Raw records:
** START **

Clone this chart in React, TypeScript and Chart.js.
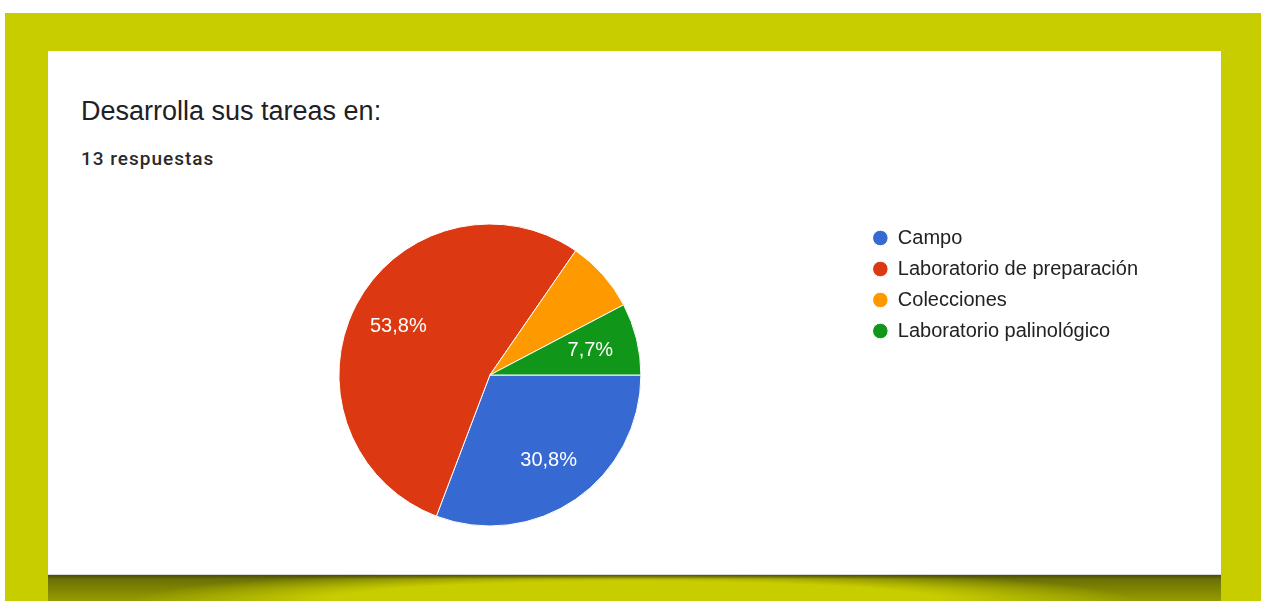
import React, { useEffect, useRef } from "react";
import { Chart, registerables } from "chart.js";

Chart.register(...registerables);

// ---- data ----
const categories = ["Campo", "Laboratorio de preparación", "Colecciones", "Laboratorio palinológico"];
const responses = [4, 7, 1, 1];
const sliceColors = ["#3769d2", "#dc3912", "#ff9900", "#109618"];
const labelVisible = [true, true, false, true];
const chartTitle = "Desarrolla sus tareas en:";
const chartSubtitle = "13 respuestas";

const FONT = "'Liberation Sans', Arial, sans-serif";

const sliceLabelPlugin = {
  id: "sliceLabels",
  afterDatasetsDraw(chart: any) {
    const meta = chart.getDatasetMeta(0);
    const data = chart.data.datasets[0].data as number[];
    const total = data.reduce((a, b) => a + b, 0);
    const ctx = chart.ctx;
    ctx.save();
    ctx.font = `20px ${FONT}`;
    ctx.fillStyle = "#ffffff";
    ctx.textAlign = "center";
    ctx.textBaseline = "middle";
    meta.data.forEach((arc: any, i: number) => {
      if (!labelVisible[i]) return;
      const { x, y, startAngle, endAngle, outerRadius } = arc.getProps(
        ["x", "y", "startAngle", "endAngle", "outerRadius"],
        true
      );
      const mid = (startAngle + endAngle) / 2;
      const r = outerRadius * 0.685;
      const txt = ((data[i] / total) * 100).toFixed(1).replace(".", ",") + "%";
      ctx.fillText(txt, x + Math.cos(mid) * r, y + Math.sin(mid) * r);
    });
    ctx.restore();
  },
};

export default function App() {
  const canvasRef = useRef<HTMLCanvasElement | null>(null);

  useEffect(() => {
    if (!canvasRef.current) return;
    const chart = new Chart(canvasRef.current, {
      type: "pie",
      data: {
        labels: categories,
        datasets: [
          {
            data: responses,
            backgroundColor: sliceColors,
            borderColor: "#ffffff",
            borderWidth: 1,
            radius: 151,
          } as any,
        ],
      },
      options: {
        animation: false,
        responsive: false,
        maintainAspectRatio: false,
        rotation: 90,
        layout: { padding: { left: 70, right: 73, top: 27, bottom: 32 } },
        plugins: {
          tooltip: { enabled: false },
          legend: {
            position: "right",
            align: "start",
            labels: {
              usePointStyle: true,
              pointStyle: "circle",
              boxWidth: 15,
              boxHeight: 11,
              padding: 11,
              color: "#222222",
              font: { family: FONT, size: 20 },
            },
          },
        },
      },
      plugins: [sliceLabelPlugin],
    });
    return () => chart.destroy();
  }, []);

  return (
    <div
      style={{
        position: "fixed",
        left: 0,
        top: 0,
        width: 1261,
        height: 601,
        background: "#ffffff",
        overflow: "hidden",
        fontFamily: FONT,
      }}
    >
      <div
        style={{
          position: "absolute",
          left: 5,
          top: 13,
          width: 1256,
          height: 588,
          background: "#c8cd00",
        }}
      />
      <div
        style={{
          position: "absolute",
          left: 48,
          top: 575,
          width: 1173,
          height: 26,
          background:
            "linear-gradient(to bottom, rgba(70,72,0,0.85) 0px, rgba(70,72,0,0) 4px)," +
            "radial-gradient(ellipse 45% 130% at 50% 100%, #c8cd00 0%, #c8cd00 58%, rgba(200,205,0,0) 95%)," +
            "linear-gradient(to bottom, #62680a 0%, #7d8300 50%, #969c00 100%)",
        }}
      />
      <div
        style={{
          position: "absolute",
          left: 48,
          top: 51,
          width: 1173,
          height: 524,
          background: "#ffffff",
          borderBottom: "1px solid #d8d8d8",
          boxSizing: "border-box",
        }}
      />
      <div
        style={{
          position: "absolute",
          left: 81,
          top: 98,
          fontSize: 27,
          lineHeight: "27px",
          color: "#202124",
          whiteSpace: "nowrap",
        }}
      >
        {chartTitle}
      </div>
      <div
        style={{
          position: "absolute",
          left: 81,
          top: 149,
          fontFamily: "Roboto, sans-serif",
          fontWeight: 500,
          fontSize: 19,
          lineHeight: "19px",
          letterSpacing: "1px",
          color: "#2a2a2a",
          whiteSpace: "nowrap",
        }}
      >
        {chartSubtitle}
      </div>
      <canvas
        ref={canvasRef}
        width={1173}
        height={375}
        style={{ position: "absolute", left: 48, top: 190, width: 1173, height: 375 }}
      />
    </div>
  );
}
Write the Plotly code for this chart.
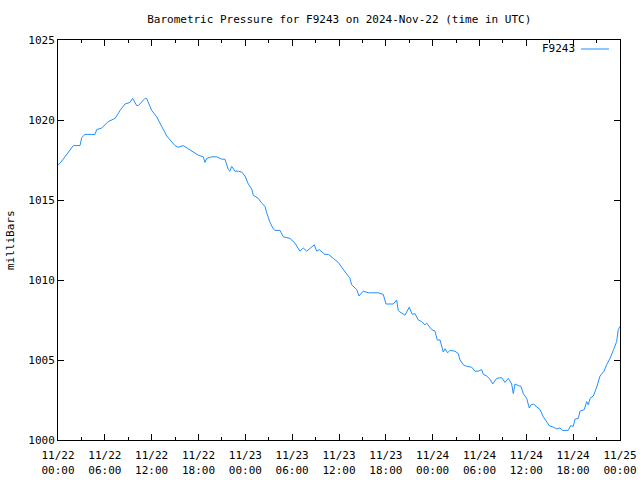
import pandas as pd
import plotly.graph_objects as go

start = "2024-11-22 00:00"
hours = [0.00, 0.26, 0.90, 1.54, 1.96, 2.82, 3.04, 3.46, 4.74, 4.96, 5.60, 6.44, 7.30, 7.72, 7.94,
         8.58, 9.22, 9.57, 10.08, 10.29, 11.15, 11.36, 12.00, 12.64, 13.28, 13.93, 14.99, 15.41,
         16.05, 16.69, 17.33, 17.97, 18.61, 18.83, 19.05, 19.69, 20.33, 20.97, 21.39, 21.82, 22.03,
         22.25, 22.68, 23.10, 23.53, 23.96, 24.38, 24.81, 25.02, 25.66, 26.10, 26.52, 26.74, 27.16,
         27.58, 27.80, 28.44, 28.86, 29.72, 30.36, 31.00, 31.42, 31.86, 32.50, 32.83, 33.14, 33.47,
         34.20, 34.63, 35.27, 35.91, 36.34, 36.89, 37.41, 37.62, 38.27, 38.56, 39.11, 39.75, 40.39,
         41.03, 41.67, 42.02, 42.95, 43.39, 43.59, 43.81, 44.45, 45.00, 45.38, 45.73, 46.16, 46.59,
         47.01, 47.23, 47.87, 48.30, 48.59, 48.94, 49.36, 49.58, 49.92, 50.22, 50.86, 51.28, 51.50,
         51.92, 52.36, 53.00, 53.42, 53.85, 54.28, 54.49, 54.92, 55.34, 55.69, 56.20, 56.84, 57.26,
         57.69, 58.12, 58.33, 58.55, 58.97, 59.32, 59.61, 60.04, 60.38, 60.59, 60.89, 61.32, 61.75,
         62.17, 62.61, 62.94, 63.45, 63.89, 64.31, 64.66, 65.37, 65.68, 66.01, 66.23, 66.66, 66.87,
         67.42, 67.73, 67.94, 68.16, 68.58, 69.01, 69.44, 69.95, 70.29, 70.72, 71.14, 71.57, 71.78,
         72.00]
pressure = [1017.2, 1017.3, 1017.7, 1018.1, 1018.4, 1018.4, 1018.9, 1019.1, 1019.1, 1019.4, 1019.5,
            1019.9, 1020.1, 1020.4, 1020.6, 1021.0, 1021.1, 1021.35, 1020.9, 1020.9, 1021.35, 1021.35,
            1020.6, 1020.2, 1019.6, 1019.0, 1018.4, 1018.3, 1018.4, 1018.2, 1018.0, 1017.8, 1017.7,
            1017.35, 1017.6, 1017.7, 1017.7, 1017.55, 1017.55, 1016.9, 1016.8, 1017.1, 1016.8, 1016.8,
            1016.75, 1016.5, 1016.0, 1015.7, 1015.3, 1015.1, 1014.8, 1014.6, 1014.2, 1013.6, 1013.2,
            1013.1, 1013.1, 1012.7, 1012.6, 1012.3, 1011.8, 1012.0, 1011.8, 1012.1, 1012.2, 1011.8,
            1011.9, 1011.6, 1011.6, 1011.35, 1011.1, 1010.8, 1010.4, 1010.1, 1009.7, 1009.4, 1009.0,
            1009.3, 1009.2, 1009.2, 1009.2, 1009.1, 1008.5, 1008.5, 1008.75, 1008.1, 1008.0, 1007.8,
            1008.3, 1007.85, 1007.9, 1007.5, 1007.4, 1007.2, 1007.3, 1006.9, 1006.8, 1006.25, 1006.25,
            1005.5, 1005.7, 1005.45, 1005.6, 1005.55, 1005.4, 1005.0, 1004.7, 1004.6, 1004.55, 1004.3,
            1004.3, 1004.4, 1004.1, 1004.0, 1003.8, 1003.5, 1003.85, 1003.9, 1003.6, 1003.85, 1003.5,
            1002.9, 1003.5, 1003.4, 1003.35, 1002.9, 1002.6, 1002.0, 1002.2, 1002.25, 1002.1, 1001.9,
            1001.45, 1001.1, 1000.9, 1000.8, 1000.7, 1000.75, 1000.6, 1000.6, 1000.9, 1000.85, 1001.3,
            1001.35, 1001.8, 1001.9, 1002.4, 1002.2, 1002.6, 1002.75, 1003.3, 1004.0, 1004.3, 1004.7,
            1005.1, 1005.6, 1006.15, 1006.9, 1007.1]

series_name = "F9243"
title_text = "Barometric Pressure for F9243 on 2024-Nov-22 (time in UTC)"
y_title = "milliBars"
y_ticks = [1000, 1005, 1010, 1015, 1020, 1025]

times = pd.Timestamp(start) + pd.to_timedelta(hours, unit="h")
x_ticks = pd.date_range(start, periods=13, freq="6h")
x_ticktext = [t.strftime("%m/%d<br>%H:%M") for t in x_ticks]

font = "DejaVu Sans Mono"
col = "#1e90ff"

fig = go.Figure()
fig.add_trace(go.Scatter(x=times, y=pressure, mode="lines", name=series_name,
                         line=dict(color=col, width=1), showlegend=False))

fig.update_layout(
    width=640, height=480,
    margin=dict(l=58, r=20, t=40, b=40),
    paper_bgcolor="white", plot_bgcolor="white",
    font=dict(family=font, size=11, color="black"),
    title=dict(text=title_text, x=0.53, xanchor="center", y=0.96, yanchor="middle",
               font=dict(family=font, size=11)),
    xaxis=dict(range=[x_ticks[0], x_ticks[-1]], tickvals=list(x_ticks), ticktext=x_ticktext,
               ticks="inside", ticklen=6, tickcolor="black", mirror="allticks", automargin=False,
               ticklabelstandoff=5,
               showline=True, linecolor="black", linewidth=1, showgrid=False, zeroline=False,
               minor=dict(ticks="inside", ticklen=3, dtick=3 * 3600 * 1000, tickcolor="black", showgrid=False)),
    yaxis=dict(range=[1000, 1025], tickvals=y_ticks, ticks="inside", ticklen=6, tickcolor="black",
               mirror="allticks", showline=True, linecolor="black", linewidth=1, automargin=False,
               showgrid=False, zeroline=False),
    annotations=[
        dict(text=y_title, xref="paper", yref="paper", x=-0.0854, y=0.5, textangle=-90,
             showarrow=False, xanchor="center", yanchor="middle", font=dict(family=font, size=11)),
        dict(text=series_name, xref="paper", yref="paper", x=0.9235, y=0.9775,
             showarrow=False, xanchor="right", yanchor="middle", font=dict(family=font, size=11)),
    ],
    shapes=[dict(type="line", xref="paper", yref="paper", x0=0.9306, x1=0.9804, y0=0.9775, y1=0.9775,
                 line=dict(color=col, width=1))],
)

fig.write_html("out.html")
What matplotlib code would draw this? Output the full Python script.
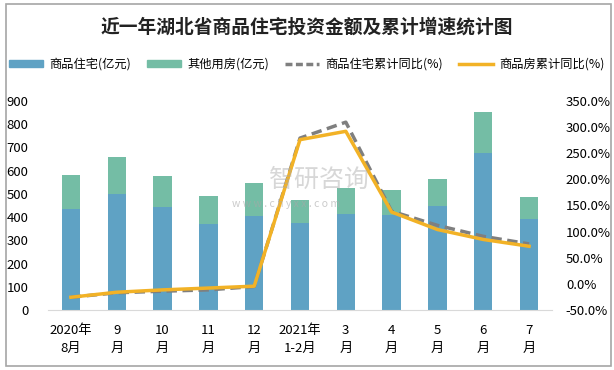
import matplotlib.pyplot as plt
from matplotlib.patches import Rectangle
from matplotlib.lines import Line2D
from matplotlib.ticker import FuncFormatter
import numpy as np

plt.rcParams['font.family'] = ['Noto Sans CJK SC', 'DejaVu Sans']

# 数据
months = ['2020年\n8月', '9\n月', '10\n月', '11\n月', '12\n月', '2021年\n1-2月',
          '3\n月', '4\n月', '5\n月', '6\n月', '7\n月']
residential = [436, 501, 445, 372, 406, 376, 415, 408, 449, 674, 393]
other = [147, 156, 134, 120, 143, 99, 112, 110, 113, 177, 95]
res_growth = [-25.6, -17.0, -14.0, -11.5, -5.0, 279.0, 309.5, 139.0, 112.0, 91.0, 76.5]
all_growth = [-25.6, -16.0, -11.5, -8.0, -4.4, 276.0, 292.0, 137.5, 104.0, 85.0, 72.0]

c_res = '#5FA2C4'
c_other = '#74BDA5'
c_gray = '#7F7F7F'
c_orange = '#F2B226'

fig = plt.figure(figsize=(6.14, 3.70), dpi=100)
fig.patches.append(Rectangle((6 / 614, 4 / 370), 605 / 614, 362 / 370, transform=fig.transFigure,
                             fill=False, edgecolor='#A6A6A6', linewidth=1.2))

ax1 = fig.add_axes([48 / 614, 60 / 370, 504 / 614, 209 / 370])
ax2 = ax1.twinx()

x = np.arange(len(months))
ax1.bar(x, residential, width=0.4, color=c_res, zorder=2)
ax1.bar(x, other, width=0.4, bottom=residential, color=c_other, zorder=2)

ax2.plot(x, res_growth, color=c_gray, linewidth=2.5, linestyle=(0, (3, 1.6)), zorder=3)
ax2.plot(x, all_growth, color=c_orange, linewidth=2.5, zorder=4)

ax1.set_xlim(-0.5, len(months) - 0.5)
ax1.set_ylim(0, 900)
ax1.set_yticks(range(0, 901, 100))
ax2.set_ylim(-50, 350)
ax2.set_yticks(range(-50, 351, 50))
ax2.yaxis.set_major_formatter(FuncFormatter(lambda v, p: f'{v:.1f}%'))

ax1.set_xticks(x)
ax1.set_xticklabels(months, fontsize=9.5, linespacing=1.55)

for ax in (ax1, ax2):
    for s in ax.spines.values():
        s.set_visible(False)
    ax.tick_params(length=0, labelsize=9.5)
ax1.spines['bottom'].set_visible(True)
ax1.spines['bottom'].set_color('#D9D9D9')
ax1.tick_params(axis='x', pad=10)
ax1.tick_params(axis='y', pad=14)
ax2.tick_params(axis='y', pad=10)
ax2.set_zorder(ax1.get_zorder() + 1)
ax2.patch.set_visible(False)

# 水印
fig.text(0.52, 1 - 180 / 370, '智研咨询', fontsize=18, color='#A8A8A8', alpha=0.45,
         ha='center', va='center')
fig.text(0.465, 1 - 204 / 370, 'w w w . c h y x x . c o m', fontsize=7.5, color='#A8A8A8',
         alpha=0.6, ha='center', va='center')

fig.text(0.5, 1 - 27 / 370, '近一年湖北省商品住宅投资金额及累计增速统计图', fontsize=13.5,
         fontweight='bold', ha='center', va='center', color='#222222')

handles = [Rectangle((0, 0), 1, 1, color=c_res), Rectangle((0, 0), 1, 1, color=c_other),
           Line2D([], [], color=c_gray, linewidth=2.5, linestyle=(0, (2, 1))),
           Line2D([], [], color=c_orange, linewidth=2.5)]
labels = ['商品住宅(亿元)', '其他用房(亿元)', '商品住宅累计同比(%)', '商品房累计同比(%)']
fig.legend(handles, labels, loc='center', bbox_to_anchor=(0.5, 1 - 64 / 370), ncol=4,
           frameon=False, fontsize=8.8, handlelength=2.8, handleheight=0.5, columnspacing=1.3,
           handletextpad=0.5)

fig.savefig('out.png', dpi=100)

** END **

Stated goal :: Copy nothing but the lines from the top of the material through the line holding "Chart.register(...registerables);", exactly as written; omit pictures.

Task solution ::
Clone this chart in React, TypeScript and Chart.js.
import React, { useEffect, useRef } from "react";
import { Chart, registerables } from "chart.js";

Chart.register(...registerables);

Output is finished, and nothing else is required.